Opinion
2004-05779, 2004-03043, 2004-03467.
August 22, 2005.
In an action to recover damages for personal injuries, the plaintiff appeals from (1) an order of the Supreme Court, Dutchess County (Sproat, J.), dated March 2, 2004, which granted the defendants' motions for summary judgment dismissing the complaint on the ground that she did not sustain a serious injury within the meaning of Insurance Law § 5102 (d), (2) a judgment of the same court entered March 19, 2004, which, upon the order, dismissed the complaint, and (3) an order of the same court dated June 21, 2004, which denied her motion for leave to renew and/or reargue the prior motions for summary judgment.
Meiselman, Denlea, Packman, Carton Eberz, P.C., White Plains, N.Y., for appellant.
Reardon Sclafani, Tarrytown, N.Y. (Michael V. Sclafani of counsel), for respondents First Student, Inc., f/k/a Ryder Student Transportation Services, Inc., and Vernon L. Schrom.
F. Douglas Novotny, Albany, N.Y. (Fiedelman McGaw, Jericho, N.Y. [Dawn C. DeSimone] of counsel), for respondents Christopher J. Lorefice and First Student, Inc., f/k/a Ryder Student Transportation Services, Inc.
Before: Florio, J.P., Krausman, Crane, Rivera and Fisher, JJ., concur.
Ordered that the appeal from the order dated March 2, 2004, is dismissed; and it is further,
Ordered that the appeal from so much of the order dated June 21, 2004, as denied that branch of the plaintiff's motion which was for leave to reargue is dismissed, as no appeal lies from an order denying leave to reargue; and it is further,
Ordered that the judgment is affirmed; and it is further,
Ordered that the order dated June 21, 2004, is affirmed insofar as reviewed; and it is further,
Ordered that one bill of costs is awarded to the defendants.
The appeal from the order dated March 2, 2004, must be dismissed because the right of direct appeal therefrom terminated with the entry of judgment in the action ( see Matter of Aho, 39 NY2d 241). The issues raised on the appeal from that order are brought up for review and have been considered on appeal from the judgment ( see CPLR 5501 [a] [1]).

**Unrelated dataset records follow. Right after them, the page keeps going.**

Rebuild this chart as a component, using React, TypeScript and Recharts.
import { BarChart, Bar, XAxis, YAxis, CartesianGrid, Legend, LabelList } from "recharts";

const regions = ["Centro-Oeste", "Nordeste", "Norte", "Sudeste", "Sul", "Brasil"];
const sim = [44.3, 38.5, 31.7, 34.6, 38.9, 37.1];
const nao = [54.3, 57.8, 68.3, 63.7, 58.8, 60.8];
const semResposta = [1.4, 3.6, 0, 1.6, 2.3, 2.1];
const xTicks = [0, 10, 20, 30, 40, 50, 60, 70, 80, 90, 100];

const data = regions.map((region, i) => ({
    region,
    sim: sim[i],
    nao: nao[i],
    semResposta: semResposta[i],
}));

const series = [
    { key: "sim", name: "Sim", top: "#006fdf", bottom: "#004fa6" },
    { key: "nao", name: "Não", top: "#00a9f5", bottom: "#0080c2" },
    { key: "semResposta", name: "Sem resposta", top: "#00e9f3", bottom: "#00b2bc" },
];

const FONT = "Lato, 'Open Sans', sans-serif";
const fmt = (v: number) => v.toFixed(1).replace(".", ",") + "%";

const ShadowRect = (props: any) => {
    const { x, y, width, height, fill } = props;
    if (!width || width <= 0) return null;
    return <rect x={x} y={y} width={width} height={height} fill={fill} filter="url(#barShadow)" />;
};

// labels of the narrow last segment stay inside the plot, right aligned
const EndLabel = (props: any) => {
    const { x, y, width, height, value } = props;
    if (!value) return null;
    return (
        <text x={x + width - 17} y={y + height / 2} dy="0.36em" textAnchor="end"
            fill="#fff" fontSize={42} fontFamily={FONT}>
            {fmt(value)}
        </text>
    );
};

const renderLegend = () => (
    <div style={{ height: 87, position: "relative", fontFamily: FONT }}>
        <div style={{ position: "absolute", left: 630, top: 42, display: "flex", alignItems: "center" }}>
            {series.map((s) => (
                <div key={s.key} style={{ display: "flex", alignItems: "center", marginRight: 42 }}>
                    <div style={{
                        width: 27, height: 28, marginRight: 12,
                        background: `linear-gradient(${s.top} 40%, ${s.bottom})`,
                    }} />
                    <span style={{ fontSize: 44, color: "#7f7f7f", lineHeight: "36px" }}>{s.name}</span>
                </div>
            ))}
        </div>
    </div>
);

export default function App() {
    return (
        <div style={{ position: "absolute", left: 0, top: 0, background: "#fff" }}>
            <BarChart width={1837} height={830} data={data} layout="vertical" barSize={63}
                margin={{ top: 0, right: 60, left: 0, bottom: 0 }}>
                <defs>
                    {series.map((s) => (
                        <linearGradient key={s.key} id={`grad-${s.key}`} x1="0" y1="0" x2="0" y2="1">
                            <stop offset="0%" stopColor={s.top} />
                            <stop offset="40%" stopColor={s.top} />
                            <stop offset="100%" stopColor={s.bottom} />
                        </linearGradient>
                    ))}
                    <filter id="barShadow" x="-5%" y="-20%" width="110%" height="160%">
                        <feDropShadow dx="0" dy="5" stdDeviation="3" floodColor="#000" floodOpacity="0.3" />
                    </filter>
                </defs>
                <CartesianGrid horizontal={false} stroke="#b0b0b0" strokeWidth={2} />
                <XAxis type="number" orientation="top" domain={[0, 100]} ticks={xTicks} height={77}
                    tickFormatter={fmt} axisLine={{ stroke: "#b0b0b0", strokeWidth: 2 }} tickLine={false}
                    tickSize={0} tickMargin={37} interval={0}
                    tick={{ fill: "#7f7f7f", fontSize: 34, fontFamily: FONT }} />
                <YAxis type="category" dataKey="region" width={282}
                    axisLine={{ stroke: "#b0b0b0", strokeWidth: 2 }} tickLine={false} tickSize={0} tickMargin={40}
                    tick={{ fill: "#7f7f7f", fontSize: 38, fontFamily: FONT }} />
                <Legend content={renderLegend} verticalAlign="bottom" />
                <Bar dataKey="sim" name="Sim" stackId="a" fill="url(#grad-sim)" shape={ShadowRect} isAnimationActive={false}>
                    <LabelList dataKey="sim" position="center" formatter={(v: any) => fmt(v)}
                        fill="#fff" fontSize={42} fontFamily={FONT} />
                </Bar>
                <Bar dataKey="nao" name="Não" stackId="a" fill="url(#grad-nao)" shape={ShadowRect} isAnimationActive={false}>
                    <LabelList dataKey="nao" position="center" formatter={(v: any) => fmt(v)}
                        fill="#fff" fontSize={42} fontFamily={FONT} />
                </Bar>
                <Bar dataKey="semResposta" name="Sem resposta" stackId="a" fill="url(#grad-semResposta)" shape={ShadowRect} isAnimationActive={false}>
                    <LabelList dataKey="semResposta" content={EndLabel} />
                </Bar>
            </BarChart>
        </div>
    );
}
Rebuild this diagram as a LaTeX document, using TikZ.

The defendants made a prima facie showing that the plaintiff did not sustain a serious injury within the meaning of Insurance Law § 5102 (d) as a result of the subject motor vehicle accidents ( see Toure v. Avis Rent A Car Sys., 98 NY2d 345; Gaddy v. Eyler, 79 NY2d 955). The affirmation of the defendants' physician established that the subject accidents neither caused nor exacerbated the condition of the plaintiff's neck or lumbar spine, and that her shoulder condition was degenerative in nature. Furthermore, the plaintiff's emergency room records, submitted by the defendants, demonstrated that she fractured neither a rib nor her thumb ( see Hodges v. Jones, 238 AD2d 962).
In opposition, the plaintiff failed to come forward with sufficient evidence to raise a triable issue of fact. As the Supreme Court correctly observed, the plaintiff failed to submit a medical affidavit or affirmation substantiating her claims ( cf. Baron v. Murray, 268 AD2d 495). The remainder of the plaintiff's submissions consisted of unsworn medical records, which, even if they had been considered, failed to demonstrate that she had sustained a serious injury in any of the alleged accidents.
The Supreme Court properly denied that branch of the plaintiff's motion which was for leave to renew, since she did not offer a reasonable explanation for her failure to present the purportedly new facts on the prior motion ( see Apicella v. Estate of Apicella, 305 AD2d 622; Williams v. Fitzsimmons, 295 AD2d 342).